Zobel also rejected the cities' argument that the database of fishing history from which new catch allocations were calculated was flawed and needed to be replaced with other methods. She conceded that there were problems with the database, but concluded, "There is, however, no evidence in support of plaintiffs' argument that the paper reports would be a more reliable source of information than the existent database."
As for the issue of excessively conservative fishing quotas, tighter than conservation requires, Zobel again deferred to the agency, citing case law: "A reviewing court should be most deferential where an agency is making difficult scientific predictions in its area of special expertise."
Again, in the issue of whether NOAA considered all the alternatives to catch shares and sector management, specifically a point system, Zobel sided with the government.
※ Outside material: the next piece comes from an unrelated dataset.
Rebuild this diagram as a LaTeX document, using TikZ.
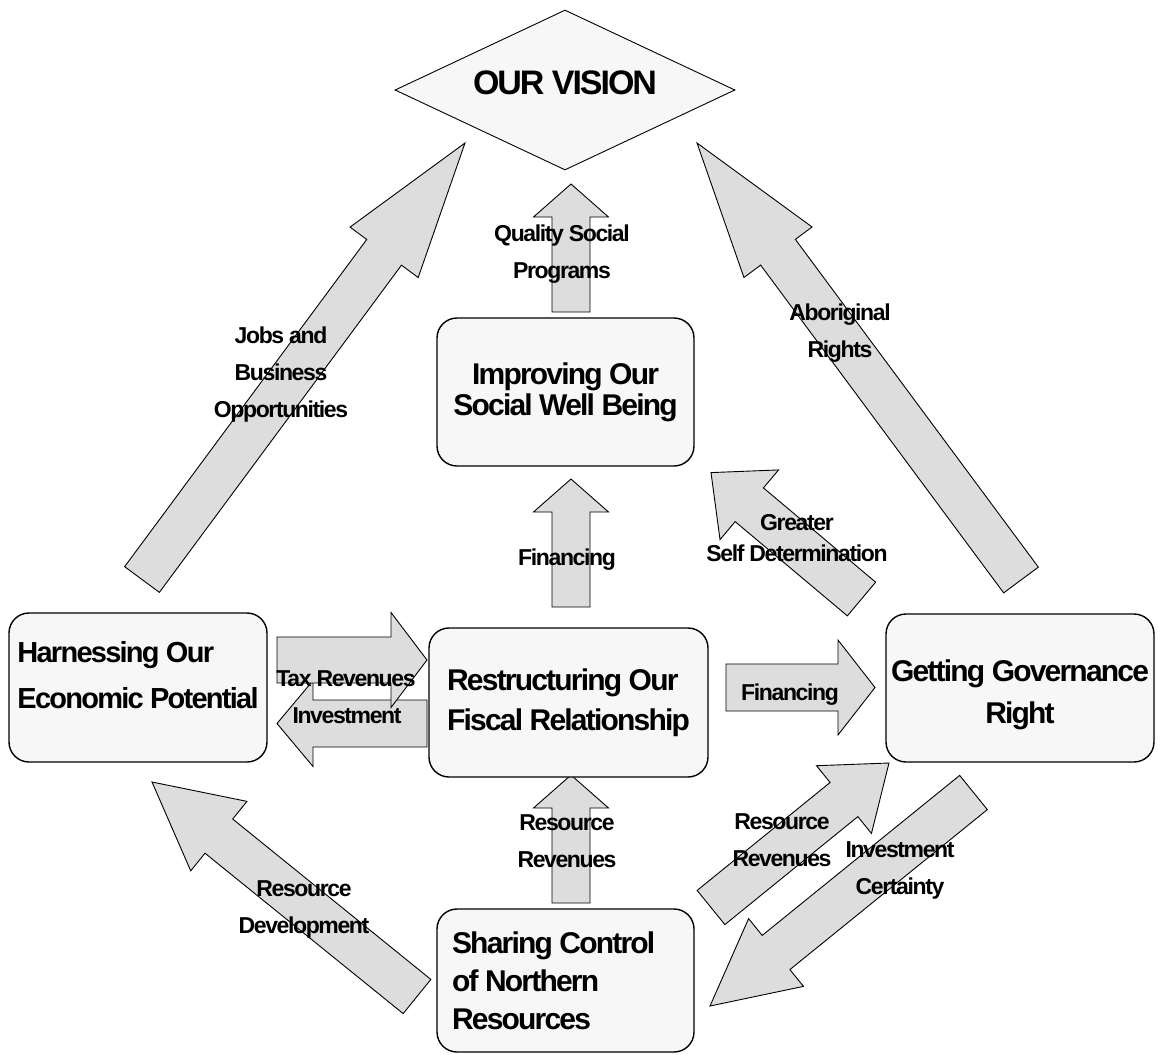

She wrote: "The determination to defer consideration of the point system was not arbitrary."
Robert Vanasse, head of the fishing industry advocacy group Saving Seafood, said there is ambiguity in Magnuson.
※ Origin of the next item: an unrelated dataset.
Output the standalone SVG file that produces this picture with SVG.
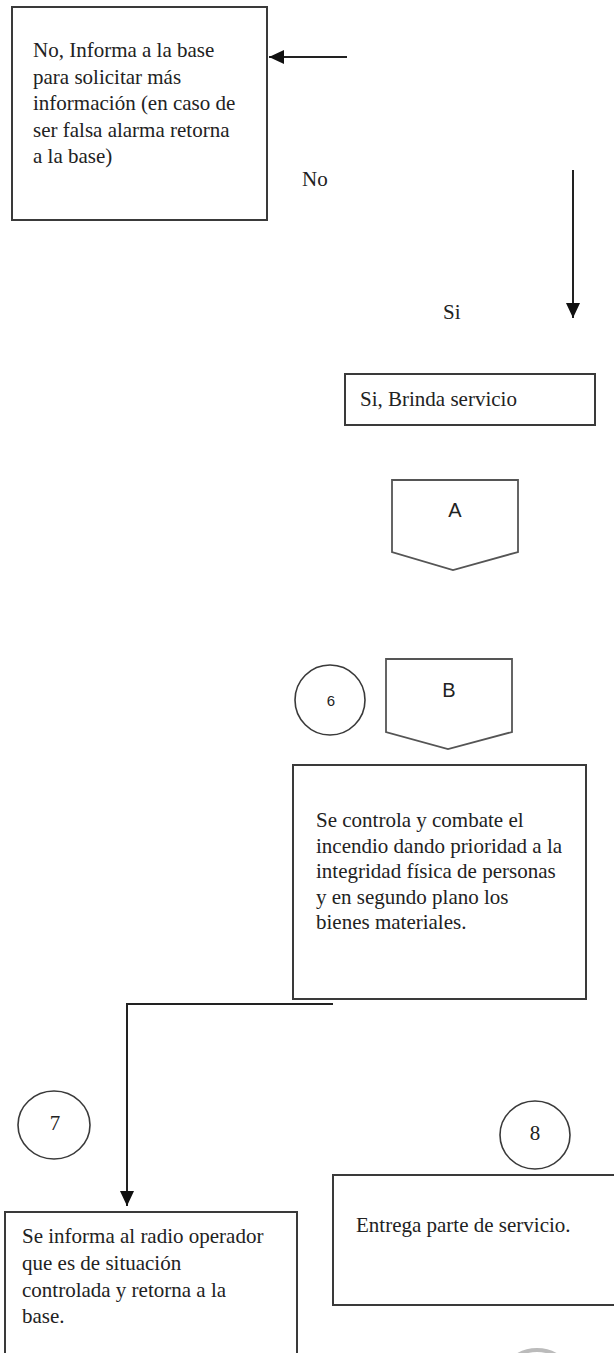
<svg xmlns="http://www.w3.org/2000/svg" width="614" height="1353" viewBox="0 0 614 1353">
<style>
.box{fill:#fff;stroke:#3a3a3a;stroke-width:2}
.circ{fill:#fff;stroke:#3a3a3a;stroke-width:1.6}
.off{fill:#fff;stroke:#555;stroke-width:1.8}
.t{font-family:"Liberation Serif","Times New Roman",serif;font-size:21px;fill:#222}
.s{font-family:"Liberation Sans",Arial,sans-serif;fill:#222}
.c{stroke:#222;stroke-width:2;fill:none}
</style>
<defs>
<marker id="ah" markerUnits="userSpaceOnUse" markerWidth="16" markerHeight="14" refX="15" refY="7" orient="auto">
<path d="M0,0 L15,7 L0,14 Z" fill="#111"/>
</marker>
</defs>
<rect width="614" height="1353" fill="#fff"/>

<g id="connectors">
<line class="c" x1="347" y1="57" x2="269" y2="57" marker-end="url(#ah)"/>
<line class="c" x1="573" y1="170" x2="573" y2="318" marker-end="url(#ah)"/>
<polyline class="c" points="333,1004 127,1004 127,1206" marker-end="url(#ah)"/>
</g>

<g id="node-no">
<rect class="box" x="12" y="7" width="255" height="213"/>
<text class="t" x="33" y="57">No, Informa a la base</text>
<text class="t" x="33" y="83.5">para solicitar más</text>
<text class="t" x="33" y="110">información (en caso de</text>
<text class="t" x="33" y="136.5">ser falsa alarma retorna</text>
<text class="t" x="33" y="163">a la base)</text>
</g>

<g id="label-no"><text class="t" x="302" y="186">No</text></g>
<g id="label-si"><text class="t" x="443" y="319">Si</text></g>

<g id="node-si">
<rect class="box" x="345" y="374" width="250" height="51"/>
<text class="t" x="360" y="406">Si, Brinda servicio</text>
</g>

<g id="node-A">
<path class="off" d="M392,480 H518 V552 L453,570 L392,552 Z"/>
<text class="s" x="455" y="517" font-size="20" text-anchor="middle">A</text>
</g>

<g id="node-6">
<circle class="circ" cx="330" cy="700" r="35"/>
<text class="s" x="331" y="706" font-size="15" text-anchor="middle">6</text>
</g>

<g id="node-B">
<path class="off" d="M386,659 H512 V732 L448,749 L386,732 Z"/>
<text class="s" x="449" y="697" font-size="20" text-anchor="middle">B</text>
</g>

<g id="node-controla">
<rect class="box" x="293" y="765" width="293" height="234"/>
<text class="t" x="316" y="827">Se controla y combate el</text>
<text class="t" x="316" y="853">incendio dando prioridad a la</text>
<text class="t" x="316" y="878">integridad física de personas</text>
<text class="t" x="316" y="904">y en segundo plano los</text>
<text class="t" x="316" y="929">bienes materiales.</text>
</g>

<g id="node-7">
<ellipse class="circ" cx="54" cy="1125" rx="36" ry="34"/>
<text class="t" x="55" y="1130" font-size="15" text-anchor="middle">7</text>
</g>

<g id="node-8">
<ellipse class="circ" cx="535" cy="1135" rx="35" ry="34"/>
<text class="t" x="535" y="1140" font-size="15" text-anchor="middle">8</text>
</g>

<g id="node-informa">
<rect class="box" x="5" y="1212" width="292" height="160"/>
<text class="t" x="22" y="1243">Se informa al radio operador</text>
<text class="t" x="22" y="1270">que es de situación</text>
<text class="t" x="22" y="1297">controlada y retorna a la</text>
<text class="t" x="22" y="1323">base.</text>
</g>

<g id="node-entrega">
<rect class="box" x="333" y="1175" width="300" height="130"/>
<text class="t" x="356" y="1232">Entrega parte de servicio.</text>
</g>

<g id="node-9">
<circle cx="537" cy="1388" r="38" fill="#fff" stroke="#bbb" stroke-width="4"/>
</g>
</svg>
"The central point of this lawsuit was, all along, the question of whether the new 'sectors' created by Amendment 16 were the same as the pre-existing 'sectors,' whether they were LAPPs and IFQs in disguise. A quick read of the ruling makes it clear to even a non-lawyer that we're dealing not with a black and white distinction but shades of gray," Vanasse wrote in an email to The Standard-Times on Thursday night.
"To quote Judge Zobel, it's a 'close call.' That's not surprising, since it was the intention of the rule-makers — NOAA, the council, their lawyers and staff — to avoid a referendum by staying narrowly within the bounds of Magnuson's exemption for sectors.
"This whole area of the argument is made even more complicated by the fact that the statute does not explicitly define sectors. As the judge observed, the system dances very close to the line, but in the end, she determined the court was bound by the agency's interpretation.
"Congressman (Barney) Frank, the author of the amendment creating the referendum requirement, has been clear that he thought a referendum was appropriate. Considering how ambiguous this part of the case was, and considering the judge herself admitted it was a close call, that section might be ripe for an appeal," Vanasse wrote.
The Standard-Times did not receive returned calls seeking comment prior to deadline Thursday evening from Mayor Scott Lang, attorney Pamela Lafreniere or attorney Stephen Ouellette, who brought the case in federal court.